- [STATED PROBLEM]: Pull every "code" line out of the data below.

- [GIVEN DATA]:

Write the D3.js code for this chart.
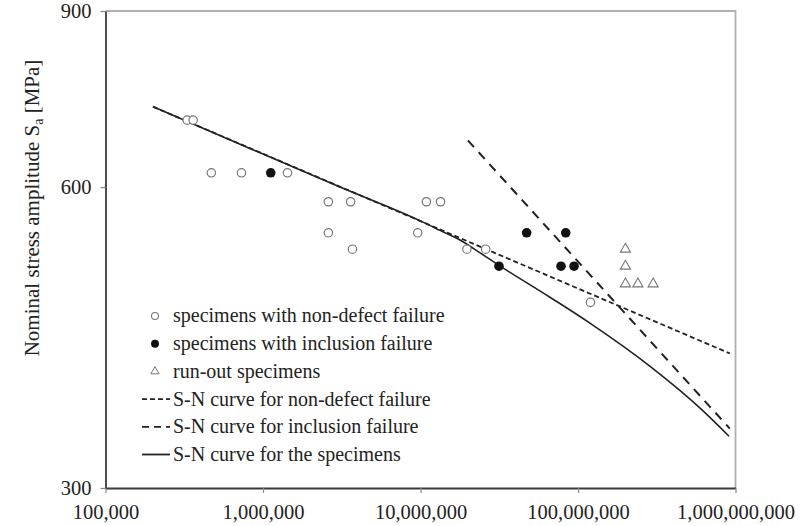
--
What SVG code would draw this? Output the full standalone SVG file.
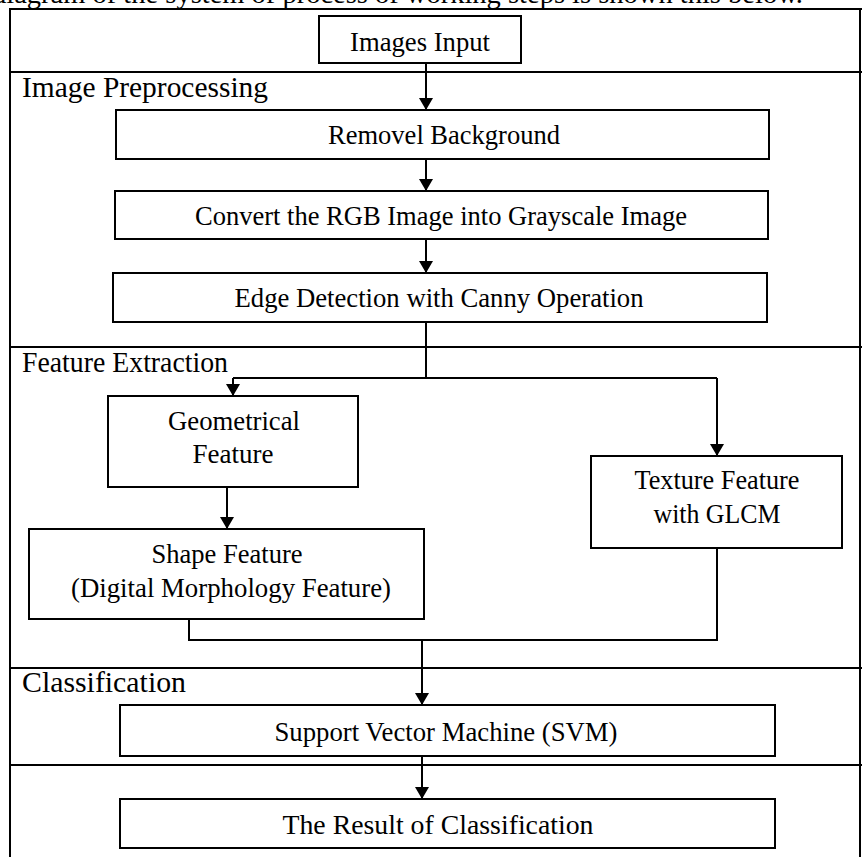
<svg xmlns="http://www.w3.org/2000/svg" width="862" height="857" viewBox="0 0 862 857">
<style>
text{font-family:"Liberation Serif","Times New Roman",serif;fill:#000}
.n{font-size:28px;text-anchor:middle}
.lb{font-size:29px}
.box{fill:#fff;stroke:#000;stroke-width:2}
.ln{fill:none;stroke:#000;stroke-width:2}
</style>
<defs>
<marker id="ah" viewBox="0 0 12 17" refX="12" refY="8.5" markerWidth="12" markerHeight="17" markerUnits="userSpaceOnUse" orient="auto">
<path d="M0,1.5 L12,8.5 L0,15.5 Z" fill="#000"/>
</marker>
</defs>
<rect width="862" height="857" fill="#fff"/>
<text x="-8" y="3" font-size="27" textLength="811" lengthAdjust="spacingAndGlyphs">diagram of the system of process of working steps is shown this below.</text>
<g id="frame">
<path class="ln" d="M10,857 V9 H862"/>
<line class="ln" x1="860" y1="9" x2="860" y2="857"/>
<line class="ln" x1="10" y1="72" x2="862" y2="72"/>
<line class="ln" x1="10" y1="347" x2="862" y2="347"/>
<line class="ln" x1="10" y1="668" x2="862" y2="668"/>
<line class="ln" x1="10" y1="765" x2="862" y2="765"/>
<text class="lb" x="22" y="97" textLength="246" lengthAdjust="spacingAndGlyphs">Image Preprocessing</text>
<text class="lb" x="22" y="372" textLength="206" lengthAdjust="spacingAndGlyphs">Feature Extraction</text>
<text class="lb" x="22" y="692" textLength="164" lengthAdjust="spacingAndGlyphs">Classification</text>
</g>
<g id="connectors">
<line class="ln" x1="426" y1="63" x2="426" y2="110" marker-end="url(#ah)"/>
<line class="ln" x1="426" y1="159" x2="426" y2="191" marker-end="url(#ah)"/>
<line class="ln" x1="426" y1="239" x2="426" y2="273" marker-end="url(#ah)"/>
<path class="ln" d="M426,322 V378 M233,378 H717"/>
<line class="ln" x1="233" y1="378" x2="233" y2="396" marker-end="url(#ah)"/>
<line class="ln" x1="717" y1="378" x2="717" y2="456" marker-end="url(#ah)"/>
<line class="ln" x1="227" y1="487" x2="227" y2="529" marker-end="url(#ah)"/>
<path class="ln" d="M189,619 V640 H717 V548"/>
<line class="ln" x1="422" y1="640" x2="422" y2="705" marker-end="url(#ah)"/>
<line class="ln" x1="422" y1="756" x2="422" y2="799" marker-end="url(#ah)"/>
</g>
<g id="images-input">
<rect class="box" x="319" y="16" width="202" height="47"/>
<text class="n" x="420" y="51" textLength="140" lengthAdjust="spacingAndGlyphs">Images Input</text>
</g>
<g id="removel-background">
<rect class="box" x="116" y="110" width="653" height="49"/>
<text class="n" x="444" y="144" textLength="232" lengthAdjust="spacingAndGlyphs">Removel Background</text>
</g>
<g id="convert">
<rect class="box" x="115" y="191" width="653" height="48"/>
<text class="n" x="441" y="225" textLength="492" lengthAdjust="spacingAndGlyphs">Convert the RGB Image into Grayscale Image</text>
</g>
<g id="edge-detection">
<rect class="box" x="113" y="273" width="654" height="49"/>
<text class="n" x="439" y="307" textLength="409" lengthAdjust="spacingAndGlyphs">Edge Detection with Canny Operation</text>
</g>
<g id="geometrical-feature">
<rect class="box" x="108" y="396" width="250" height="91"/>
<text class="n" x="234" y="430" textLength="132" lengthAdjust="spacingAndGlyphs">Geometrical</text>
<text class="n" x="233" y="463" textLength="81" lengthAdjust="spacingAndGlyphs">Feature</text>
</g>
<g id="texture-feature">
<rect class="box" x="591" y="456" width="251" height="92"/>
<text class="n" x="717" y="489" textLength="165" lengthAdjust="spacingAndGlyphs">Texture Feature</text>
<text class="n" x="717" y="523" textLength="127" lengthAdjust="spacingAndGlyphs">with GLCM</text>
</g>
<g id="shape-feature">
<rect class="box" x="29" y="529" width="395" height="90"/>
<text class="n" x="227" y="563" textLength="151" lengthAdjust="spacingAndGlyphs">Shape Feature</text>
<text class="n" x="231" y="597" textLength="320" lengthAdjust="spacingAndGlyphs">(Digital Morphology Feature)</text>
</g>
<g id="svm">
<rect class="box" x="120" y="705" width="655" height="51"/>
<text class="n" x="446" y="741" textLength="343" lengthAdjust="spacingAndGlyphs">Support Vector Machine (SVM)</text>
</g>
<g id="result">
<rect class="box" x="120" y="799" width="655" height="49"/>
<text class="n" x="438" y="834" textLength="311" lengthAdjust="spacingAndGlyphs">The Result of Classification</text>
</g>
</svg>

- [FINAL ANSWER]:
Write the D3.js code for this chart.
What SVG code would draw this? Output the full standalone SVG file.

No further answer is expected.